→ REQUEST: Take every line from the first down to the line with "saturation=1, legend=True, ax=ax)" and set it down exactly, without the pictures.

→ DATA PROVIDED:

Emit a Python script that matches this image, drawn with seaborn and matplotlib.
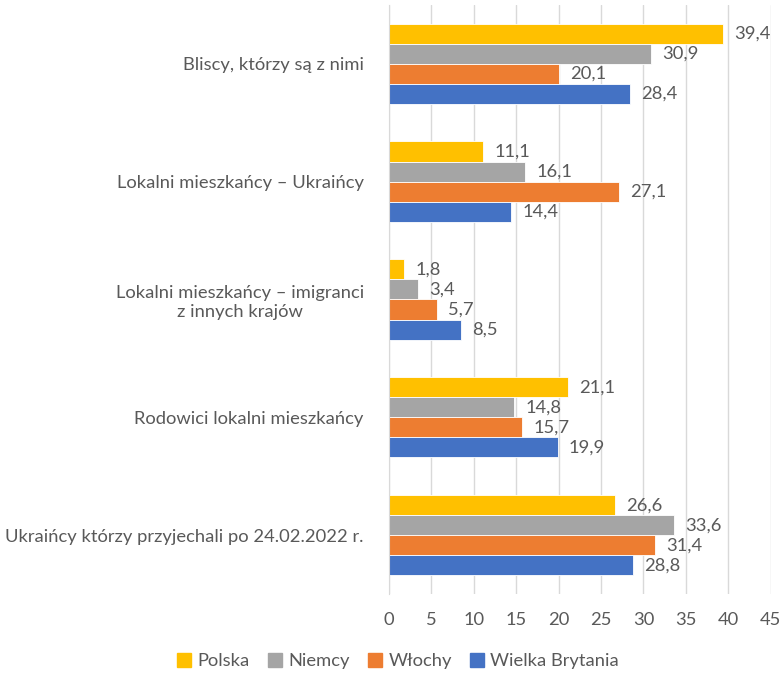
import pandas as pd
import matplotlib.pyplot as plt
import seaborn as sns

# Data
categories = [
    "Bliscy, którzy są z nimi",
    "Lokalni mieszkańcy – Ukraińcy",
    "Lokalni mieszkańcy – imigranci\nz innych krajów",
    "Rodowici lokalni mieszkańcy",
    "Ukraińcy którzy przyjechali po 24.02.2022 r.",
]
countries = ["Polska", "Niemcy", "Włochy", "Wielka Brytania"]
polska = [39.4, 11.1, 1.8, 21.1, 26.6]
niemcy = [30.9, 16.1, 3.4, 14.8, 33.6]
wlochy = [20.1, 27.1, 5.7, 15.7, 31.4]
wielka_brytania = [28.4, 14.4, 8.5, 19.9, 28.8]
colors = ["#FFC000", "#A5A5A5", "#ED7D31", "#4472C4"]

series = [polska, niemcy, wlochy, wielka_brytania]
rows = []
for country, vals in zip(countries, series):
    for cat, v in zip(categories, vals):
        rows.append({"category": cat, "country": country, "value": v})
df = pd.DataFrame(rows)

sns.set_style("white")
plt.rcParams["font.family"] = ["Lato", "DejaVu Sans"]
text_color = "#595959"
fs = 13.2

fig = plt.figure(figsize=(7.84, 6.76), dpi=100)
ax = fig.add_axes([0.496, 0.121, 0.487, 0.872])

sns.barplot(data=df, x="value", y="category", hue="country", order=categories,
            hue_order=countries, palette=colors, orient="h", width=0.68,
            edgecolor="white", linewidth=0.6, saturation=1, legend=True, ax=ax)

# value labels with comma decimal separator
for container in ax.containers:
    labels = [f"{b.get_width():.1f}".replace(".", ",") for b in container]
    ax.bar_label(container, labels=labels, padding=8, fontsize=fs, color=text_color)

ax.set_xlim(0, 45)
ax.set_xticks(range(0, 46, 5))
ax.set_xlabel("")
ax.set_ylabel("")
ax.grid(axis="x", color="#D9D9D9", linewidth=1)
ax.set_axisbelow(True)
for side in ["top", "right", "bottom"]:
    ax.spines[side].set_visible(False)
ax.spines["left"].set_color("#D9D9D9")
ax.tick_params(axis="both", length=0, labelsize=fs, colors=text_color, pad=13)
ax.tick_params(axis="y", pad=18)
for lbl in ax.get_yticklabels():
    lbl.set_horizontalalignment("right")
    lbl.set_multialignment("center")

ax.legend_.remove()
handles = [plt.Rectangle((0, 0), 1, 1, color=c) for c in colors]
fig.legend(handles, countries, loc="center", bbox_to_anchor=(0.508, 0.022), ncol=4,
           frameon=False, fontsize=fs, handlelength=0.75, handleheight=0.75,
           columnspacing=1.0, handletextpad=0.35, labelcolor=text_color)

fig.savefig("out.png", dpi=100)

→ OUTPUT FOR THIS EXERCISE:
Emit a Python script that matches this image, drawn with seaborn and matplotlib.
import pandas as pd
import matplotlib.pyplot as plt
import seaborn as sns

# Data
categories = [
    "Bliscy, którzy są z nimi",
    "Lokalni mieszkańcy – Ukraińcy",
    "Lokalni mieszkańcy – imigranci\nz innych krajów",
    "Rodowici lokalni mieszkańcy",
    "Ukraińcy którzy przyjechali po 24.02.2022 r.",
]
countries = ["Polska", "Niemcy", "Włochy", "Wielka Brytania"]
polska = [39.4, 11.1, 1.8, 21.1, 26.6]
niemcy = [30.9, 16.1, 3.4, 14.8, 33.6]
wlochy = [20.1, 27.1, 5.7, 15.7, 31.4]
wielka_brytania = [28.4, 14.4, 8.5, 19.9, 28.8]
colors = ["#FFC000", "#A5A5A5", "#ED7D31", "#4472C4"]

series = [polska, niemcy, wlochy, wielka_brytania]
rows = []
for country, vals in zip(countries, series):
    for cat, v in zip(categories, vals):
        rows.append({"category": cat, "country": country, "value": v})
df = pd.DataFrame(rows)

sns.set_style("white")
plt.rcParams["font.family"] = ["Lato", "DejaVu Sans"]
text_color = "#595959"
fs = 13.2

fig = plt.figure(figsize=(7.84, 6.76), dpi=100)
ax = fig.add_axes([0.496, 0.121, 0.487, 0.872])

sns.barplot(data=df, x="value", y="category", hue="country", order=categories,
            hue_order=countries, palette=colors, orient="h", width=0.68,
            edgecolor="white", linewidth=0.6, saturation=1, legend=True, ax=ax)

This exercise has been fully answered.